Take the lines beginning with the one that contains "Reproduce this chart with matplotlib." and ending with the one that contains "ax.set_ylim(1.27e-12, 2.07e-8)", and set them down exactly. Omit all pictures.

* Begin *

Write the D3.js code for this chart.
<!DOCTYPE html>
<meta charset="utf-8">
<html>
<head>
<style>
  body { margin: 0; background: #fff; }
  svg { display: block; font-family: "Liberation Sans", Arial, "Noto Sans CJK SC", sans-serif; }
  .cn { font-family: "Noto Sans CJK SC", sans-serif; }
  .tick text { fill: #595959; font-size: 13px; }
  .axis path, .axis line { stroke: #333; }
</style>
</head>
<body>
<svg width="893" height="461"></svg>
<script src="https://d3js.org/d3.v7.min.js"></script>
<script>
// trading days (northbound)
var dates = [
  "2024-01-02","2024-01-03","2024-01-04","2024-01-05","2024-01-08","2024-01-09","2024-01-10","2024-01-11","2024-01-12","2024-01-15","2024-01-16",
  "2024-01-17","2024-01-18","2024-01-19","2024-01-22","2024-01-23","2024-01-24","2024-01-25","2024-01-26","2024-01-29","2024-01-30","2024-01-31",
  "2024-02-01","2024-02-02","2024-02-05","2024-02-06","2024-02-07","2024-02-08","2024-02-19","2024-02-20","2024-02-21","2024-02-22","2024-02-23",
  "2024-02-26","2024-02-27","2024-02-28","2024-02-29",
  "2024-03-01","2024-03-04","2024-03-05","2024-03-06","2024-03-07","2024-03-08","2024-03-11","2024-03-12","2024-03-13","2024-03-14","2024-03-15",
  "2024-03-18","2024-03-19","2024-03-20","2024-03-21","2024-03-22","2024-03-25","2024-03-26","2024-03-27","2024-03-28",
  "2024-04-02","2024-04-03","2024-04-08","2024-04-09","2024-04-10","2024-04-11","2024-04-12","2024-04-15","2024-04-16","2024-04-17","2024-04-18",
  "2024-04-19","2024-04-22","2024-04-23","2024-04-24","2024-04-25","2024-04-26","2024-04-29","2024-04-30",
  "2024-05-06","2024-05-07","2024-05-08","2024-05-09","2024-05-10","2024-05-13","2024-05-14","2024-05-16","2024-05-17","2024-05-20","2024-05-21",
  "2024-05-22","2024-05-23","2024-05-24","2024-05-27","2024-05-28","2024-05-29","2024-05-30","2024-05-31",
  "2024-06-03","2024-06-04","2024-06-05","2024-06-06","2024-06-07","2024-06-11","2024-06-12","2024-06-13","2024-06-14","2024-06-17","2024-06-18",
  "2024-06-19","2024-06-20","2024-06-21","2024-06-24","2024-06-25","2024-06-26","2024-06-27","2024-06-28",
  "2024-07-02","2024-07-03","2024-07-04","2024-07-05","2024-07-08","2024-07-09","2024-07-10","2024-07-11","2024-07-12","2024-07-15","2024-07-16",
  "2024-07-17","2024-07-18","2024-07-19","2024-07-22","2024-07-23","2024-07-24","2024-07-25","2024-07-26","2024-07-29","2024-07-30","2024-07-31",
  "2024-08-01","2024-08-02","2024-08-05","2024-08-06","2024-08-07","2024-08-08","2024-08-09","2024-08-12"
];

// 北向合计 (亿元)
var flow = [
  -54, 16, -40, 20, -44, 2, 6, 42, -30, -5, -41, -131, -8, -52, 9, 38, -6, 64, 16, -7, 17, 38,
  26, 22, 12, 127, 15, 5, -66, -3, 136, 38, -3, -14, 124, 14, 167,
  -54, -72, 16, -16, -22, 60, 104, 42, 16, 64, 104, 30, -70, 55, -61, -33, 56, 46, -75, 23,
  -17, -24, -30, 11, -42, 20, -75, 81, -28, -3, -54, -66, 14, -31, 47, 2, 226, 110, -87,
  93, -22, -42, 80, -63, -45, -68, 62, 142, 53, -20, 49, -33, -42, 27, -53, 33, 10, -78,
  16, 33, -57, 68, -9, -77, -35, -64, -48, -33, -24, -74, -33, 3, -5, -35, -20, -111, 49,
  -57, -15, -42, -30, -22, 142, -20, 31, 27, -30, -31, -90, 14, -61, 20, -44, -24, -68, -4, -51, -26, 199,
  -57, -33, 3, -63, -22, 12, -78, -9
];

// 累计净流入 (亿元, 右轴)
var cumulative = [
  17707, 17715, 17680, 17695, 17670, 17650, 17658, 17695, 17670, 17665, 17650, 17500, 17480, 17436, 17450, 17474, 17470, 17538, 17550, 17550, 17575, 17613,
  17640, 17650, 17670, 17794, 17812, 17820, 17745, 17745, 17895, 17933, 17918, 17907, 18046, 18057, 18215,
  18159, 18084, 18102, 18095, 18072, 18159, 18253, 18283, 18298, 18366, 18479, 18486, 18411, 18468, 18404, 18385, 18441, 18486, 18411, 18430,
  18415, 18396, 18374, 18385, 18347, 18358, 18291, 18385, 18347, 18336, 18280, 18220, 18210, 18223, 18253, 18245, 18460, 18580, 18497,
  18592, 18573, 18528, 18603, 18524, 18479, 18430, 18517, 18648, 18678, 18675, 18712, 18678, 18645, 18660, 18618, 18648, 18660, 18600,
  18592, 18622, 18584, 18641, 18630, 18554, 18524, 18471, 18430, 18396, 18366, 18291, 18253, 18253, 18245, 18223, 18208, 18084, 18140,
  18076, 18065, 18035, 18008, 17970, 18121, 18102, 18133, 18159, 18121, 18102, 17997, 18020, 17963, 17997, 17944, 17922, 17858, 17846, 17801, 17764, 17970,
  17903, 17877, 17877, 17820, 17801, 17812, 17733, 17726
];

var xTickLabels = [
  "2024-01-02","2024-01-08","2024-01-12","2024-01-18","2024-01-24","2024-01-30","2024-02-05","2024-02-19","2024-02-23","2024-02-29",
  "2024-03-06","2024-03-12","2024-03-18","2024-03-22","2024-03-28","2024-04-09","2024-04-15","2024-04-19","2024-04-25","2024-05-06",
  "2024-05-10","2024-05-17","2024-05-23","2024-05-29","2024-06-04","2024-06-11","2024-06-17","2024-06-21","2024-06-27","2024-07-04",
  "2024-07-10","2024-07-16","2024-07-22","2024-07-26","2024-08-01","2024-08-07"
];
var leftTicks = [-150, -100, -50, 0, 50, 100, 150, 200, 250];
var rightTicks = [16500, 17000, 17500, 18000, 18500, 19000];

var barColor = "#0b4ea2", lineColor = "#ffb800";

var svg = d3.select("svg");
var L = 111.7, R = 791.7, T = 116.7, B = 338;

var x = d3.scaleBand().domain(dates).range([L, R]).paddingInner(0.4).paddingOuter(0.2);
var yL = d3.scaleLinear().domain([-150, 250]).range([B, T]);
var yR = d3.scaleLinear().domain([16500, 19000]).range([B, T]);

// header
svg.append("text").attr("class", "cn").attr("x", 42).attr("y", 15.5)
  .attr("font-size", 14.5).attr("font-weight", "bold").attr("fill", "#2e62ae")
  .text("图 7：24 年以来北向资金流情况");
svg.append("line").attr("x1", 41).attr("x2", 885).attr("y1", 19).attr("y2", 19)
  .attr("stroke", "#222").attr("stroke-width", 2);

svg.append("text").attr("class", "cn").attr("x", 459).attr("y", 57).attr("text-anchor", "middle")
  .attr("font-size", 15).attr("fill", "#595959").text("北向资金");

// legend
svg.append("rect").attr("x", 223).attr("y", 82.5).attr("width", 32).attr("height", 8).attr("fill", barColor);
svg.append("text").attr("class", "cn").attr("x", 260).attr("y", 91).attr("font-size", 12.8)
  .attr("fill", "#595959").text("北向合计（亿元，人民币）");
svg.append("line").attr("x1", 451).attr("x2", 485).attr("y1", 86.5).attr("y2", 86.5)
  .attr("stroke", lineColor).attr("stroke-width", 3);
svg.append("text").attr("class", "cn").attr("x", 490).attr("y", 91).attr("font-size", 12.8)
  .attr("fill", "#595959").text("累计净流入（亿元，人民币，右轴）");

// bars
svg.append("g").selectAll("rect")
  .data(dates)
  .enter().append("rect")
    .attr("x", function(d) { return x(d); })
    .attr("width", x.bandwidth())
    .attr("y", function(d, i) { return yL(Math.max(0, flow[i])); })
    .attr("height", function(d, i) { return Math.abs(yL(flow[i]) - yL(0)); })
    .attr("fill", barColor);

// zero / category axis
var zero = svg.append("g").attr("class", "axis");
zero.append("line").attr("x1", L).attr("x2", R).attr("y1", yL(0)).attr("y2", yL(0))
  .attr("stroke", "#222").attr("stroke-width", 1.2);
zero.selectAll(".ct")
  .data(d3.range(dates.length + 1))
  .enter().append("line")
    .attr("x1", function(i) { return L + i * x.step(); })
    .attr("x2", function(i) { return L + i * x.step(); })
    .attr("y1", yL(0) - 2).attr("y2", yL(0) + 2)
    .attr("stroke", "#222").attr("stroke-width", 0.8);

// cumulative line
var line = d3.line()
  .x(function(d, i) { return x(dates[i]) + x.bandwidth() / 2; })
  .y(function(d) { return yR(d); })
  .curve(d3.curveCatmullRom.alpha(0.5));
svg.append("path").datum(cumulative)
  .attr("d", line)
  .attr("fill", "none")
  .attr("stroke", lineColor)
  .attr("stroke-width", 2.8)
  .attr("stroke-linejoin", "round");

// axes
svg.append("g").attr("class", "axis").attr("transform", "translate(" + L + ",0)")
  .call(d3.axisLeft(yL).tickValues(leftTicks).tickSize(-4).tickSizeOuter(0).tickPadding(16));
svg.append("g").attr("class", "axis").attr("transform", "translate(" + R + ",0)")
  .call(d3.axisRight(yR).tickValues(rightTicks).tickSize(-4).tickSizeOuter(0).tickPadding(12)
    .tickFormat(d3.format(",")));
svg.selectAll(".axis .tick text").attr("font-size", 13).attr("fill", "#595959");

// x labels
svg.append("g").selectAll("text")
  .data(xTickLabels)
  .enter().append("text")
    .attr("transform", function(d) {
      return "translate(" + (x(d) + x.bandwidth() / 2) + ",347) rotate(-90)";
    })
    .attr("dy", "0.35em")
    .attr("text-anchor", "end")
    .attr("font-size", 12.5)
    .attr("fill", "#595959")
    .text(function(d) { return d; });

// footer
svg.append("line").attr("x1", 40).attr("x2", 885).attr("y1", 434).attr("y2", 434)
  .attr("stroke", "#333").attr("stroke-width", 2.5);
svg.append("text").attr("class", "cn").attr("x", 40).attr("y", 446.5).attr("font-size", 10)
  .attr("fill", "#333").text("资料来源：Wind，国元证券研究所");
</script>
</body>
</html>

* End *
* Begin *

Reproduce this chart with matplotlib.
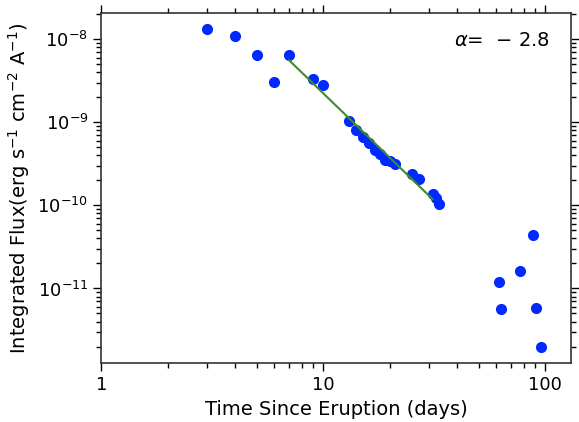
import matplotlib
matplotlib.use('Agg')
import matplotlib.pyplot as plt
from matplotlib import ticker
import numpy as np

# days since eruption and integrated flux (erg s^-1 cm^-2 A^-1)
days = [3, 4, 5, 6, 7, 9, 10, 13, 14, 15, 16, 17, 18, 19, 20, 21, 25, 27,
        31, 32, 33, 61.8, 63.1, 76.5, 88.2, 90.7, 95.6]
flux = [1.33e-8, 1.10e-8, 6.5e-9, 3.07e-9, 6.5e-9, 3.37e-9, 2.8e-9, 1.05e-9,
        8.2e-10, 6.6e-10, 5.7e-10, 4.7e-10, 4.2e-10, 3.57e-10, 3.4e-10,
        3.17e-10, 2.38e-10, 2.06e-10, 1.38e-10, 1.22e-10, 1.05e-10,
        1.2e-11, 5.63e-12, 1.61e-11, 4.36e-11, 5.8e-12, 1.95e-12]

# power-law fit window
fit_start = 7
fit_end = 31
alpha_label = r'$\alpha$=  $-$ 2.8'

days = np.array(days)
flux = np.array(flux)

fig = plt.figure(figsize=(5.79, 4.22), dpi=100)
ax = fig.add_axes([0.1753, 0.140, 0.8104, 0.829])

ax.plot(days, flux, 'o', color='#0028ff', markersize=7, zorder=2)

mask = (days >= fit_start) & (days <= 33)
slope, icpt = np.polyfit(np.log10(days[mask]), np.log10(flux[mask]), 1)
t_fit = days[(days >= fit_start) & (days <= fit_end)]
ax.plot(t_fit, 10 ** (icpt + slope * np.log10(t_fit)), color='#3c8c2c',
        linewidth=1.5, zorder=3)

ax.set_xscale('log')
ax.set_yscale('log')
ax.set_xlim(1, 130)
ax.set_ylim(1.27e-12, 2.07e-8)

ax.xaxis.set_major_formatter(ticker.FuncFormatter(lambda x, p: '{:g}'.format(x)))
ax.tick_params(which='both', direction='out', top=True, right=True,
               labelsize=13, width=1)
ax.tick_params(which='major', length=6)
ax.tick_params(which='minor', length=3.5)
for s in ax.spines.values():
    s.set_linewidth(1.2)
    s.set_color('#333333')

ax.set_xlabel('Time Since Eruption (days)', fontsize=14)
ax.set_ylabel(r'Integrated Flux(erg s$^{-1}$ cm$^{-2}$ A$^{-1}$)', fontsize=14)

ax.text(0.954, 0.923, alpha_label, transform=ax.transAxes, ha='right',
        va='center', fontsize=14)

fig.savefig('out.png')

* End *
* Begin *

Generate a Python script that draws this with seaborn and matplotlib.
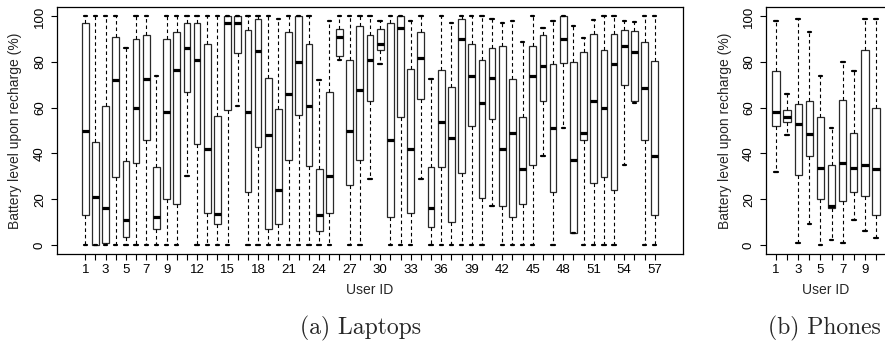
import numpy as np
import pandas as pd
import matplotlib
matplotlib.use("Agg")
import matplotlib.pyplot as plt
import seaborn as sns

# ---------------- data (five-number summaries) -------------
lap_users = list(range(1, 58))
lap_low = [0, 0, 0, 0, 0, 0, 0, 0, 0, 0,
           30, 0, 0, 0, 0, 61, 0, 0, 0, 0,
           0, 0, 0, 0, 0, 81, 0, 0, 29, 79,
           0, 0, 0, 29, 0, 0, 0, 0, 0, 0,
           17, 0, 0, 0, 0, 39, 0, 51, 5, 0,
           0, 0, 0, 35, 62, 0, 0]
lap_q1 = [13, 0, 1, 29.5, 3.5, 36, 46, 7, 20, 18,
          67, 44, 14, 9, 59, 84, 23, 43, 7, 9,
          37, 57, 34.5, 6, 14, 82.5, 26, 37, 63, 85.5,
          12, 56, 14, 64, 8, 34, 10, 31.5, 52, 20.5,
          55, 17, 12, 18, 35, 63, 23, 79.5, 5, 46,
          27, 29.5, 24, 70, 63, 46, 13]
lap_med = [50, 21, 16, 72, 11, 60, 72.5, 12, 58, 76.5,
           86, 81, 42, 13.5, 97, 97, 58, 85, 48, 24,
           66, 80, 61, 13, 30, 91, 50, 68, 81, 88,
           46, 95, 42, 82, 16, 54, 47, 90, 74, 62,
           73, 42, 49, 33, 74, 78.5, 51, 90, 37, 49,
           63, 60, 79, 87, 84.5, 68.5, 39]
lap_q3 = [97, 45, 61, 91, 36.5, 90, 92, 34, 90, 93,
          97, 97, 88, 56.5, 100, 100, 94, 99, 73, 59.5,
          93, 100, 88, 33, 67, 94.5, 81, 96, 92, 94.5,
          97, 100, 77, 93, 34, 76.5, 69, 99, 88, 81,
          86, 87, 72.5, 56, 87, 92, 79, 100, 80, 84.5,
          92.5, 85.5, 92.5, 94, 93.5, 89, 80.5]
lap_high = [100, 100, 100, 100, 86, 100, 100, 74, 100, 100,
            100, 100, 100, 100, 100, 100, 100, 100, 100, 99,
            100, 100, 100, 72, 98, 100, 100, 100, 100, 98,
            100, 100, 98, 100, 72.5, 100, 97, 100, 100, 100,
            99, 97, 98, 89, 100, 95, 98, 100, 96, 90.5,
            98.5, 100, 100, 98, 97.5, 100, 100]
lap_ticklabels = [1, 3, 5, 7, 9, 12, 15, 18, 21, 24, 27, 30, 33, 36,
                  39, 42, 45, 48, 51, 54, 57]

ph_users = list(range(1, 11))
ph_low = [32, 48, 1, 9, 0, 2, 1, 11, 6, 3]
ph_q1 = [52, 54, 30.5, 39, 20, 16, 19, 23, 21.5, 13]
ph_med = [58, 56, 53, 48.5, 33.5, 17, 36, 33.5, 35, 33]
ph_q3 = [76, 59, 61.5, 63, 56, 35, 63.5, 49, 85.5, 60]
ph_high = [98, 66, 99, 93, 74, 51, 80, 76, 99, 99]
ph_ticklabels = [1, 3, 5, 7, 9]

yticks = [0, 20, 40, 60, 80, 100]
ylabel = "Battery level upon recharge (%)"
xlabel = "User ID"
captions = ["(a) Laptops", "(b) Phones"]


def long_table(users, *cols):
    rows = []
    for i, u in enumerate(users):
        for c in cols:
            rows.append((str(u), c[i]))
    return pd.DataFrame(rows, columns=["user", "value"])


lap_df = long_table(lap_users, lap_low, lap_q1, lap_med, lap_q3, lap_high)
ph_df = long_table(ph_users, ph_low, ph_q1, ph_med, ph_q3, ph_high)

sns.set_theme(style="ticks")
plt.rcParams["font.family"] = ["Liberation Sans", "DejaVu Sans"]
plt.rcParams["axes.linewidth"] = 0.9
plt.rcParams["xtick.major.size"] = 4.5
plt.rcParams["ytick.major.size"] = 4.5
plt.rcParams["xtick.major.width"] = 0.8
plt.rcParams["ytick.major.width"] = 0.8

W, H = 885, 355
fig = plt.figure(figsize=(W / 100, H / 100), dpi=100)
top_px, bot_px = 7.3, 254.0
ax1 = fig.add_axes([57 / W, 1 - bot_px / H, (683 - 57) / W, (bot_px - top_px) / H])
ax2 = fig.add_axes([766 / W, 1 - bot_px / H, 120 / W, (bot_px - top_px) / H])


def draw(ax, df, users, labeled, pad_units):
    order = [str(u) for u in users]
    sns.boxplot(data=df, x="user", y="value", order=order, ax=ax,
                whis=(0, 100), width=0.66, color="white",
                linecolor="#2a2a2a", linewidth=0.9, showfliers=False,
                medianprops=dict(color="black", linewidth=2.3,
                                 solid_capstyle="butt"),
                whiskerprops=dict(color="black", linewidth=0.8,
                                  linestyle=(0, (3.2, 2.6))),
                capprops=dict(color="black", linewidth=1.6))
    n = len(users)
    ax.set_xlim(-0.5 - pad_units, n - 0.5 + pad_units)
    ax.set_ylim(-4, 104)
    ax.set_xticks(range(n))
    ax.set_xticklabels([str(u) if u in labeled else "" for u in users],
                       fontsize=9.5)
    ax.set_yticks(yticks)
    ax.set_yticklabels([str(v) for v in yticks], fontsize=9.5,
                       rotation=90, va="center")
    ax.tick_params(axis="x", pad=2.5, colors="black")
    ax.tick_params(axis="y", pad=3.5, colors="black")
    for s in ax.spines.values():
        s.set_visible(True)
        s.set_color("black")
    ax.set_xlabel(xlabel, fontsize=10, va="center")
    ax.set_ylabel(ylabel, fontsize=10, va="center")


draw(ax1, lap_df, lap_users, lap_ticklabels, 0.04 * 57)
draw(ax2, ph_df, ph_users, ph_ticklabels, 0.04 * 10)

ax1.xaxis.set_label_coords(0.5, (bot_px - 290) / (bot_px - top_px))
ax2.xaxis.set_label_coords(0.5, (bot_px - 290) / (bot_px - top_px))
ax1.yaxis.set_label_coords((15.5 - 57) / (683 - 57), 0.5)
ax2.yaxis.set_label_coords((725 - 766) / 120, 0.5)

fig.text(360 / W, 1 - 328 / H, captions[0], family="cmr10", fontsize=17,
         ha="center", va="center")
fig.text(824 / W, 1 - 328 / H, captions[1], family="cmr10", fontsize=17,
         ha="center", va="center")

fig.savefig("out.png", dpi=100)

* End *

> RESULT BELOW
Reproduce this chart with matplotlib.
import matplotlib
matplotlib.use('Agg')
import matplotlib.pyplot as plt
from matplotlib import ticker
import numpy as np

# days since eruption and integrated flux (erg s^-1 cm^-2 A^-1)
days = [3, 4, 5, 6, 7, 9, 10, 13, 14, 15, 16, 17, 18, 19, 20, 21, 25, 27,
        31, 32, 33, 61.8, 63.1, 76.5, 88.2, 90.7, 95.6]
flux = [1.33e-8, 1.10e-8, 6.5e-9, 3.07e-9, 6.5e-9, 3.37e-9, 2.8e-9, 1.05e-9,
        8.2e-10, 6.6e-10, 5.7e-10, 4.7e-10, 4.2e-10, 3.57e-10, 3.4e-10,
        3.17e-10, 2.38e-10, 2.06e-10, 1.38e-10, 1.22e-10, 1.05e-10,
        1.2e-11, 5.63e-12, 1.61e-11, 4.36e-11, 5.8e-12, 1.95e-12]

# power-law fit window
fit_start = 7
fit_end = 31
alpha_label = r'$\alpha$=  $-$ 2.8'

days = np.array(days)
flux = np.array(flux)

fig = plt.figure(figsize=(5.79, 4.22), dpi=100)
ax = fig.add_axes([0.1753, 0.140, 0.8104, 0.829])

ax.plot(days, flux, 'o', color='#0028ff', markersize=7, zorder=2)

mask = (days >= fit_start) & (days <= 33)
slope, icpt = np.polyfit(np.log10(days[mask]), np.log10(flux[mask]), 1)
t_fit = days[(days >= fit_start) & (days <= fit_end)]
ax.plot(t_fit, 10 ** (icpt + slope * np.log10(t_fit)), color='#3c8c2c',
        linewidth=1.5, zorder=3)

ax.set_xscale('log')
ax.set_yscale('log')
ax.set_xlim(1, 130)
ax.set_ylim(1.27e-12, 2.07e-8)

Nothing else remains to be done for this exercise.